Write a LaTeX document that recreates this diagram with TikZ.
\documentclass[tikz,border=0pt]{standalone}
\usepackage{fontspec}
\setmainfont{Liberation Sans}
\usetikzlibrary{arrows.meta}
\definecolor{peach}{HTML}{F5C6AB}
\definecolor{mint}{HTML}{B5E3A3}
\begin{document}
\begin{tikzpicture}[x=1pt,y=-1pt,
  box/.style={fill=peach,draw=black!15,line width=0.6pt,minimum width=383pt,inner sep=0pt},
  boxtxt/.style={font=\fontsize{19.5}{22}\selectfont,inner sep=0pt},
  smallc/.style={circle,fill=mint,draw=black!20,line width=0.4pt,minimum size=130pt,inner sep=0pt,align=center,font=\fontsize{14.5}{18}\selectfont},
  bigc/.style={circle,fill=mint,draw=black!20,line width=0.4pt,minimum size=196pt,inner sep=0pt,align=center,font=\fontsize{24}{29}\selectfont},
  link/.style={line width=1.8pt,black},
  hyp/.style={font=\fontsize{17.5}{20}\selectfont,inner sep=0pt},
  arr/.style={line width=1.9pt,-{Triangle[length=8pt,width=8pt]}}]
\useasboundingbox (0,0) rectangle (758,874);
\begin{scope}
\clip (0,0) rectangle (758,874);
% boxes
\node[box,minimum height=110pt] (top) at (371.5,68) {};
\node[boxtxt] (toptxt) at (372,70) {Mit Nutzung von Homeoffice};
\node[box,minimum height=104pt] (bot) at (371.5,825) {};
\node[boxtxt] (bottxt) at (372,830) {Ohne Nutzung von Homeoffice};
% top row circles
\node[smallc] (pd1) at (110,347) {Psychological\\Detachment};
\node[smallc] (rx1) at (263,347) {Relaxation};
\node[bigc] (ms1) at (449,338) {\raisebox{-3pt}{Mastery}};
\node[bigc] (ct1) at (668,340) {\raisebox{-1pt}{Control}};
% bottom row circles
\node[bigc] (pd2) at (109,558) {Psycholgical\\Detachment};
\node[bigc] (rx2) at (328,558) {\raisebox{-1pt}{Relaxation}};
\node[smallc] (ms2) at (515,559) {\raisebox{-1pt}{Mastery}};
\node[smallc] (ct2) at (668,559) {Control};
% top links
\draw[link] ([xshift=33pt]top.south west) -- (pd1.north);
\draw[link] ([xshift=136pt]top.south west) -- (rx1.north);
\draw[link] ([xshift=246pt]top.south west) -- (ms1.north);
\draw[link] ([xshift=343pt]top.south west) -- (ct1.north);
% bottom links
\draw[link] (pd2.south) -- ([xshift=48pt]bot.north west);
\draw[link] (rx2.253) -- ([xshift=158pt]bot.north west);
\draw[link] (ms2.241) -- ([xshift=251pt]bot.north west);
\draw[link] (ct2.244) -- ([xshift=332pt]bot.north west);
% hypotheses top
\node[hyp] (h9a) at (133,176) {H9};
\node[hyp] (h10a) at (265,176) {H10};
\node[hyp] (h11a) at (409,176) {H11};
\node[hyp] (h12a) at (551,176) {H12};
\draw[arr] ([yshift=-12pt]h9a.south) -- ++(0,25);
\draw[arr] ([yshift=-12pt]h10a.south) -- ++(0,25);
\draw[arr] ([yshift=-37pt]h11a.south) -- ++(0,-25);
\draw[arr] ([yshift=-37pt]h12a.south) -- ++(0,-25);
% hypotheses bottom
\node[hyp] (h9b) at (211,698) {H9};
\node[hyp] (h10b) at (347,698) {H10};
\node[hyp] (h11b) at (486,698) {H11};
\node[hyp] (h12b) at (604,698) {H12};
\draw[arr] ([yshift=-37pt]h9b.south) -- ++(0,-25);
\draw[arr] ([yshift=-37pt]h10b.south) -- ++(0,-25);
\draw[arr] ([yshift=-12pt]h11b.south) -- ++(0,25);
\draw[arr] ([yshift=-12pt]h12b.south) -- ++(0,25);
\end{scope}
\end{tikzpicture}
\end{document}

• **THE TASK**: From the listing above, extract every line exactly as it stands.

• **OUTPUT FOR THIS EXERCISE**:
Write a LaTeX document that recreates this diagram with TikZ.
\documentclass[tikz,border=0pt]{standalone}
\usepackage{fontspec}
\setmainfont{Liberation Sans}
\usetikzlibrary{arrows.meta}
\definecolor{peach}{HTML}{F5C6AB}
\definecolor{mint}{HTML}{B5E3A3}
\begin{document}
\begin{tikzpicture}[x=1pt,y=-1pt,
  box/.style={fill=peach,draw=black!15,line width=0.6pt,minimum width=383pt,inner sep=0pt},
  boxtxt/.style={font=\fontsize{19.5}{22}\selectfont,inner sep=0pt},
  smallc/.style={circle,fill=mint,draw=black!20,line width=0.4pt,minimum size=130pt,inner sep=0pt,align=center,font=\fontsize{14.5}{18}\selectfont},
  bigc/.style={circle,fill=mint,draw=black!20,line width=0.4pt,minimum size=196pt,inner sep=0pt,align=center,font=\fontsize{24}{29}\selectfont},
  link/.style={line width=1.8pt,black},
  hyp/.style={font=\fontsize{17.5}{20}\selectfont,inner sep=0pt},
  arr/.style={line width=1.9pt,-{Triangle[length=8pt,width=8pt]}}]
\useasboundingbox (0,0) rectangle (758,874);
\begin{scope}
\clip (0,0) rectangle (758,874);
% boxes
\node[box,minimum height=110pt] (top) at (371.5,68) {};
\node[boxtxt] (toptxt) at (372,70) {Mit Nutzung von Homeoffice};
\node[box,minimum height=104pt] (bot) at (371.5,825) {};
\node[boxtxt] (bottxt) at (372,830) {Ohne Nutzung von Homeoffice};
% top row circles
\node[smallc] (pd1) at (110,347) {Psychological\\Detachment};
\node[smallc] (rx1) at (263,347) {Relaxation};
\node[bigc] (ms1) at (449,338) {\raisebox{-3pt}{Mastery}};
\node[bigc] (ct1) at (668,340) {\raisebox{-1pt}{Control}};
% bottom row circles
\node[bigc] (pd2) at (109,558) {Psycholgical\\Detachment};
\node[bigc] (rx2) at (328,558) {\raisebox{-1pt}{Relaxation}};
\node[smallc] (ms2) at (515,559) {\raisebox{-1pt}{Mastery}};
\node[smallc] (ct2) at (668,559) {Control};
% top links
\draw[link] ([xshift=33pt]top.south west) -- (pd1.north);
\draw[link] ([xshift=136pt]top.south west) -- (rx1.north);
\draw[link] ([xshift=246pt]top.south west) -- (ms1.north);
\draw[link] ([xshift=343pt]top.south west) -- (ct1.north);
% bottom links
\draw[link] (pd2.south) -- ([xshift=48pt]bot.north west);
\draw[link] (rx2.253) -- ([xshift=158pt]bot.north west);
\draw[link] (ms2.241) -- ([xshift=251pt]bot.north west);
\draw[link] (ct2.244) -- ([xshift=332pt]bot.north west);
% hypotheses top
\node[hyp] (h9a) at (133,176) {H9};
\node[hyp] (h10a) at (265,176) {H10};
\node[hyp] (h11a) at (409,176) {H11};
\node[hyp] (h12a) at (551,176) {H12};
\draw[arr] ([yshift=-12pt]h9a.south) -- ++(0,25);
\draw[arr] ([yshift=-12pt]h10a.south) -- ++(0,25);
\draw[arr] ([yshift=-37pt]h11a.south) -- ++(0,-25);
\draw[arr] ([yshift=-37pt]h12a.south) -- ++(0,-25);
% hypotheses bottom
\node[hyp] (h9b) at (211,698) {H9};
\node[hyp] (h10b) at (347,698) {H10};
\node[hyp] (h11b) at (486,698) {H11};
\node[hyp] (h12b) at (604,698) {H12};
\draw[arr] ([yshift=-37pt]h9b.south) -- ++(0,-25);
\draw[arr] ([yshift=-37pt]h10b.south) -- ++(0,-25);
\draw[arr] ([yshift=-12pt]h11b.south) -- ++(0,25);
\draw[arr] ([yshift=-12pt]h12b.south) -- ++(0,25);
\end{scope}
\end{tikzpicture}
\end{document}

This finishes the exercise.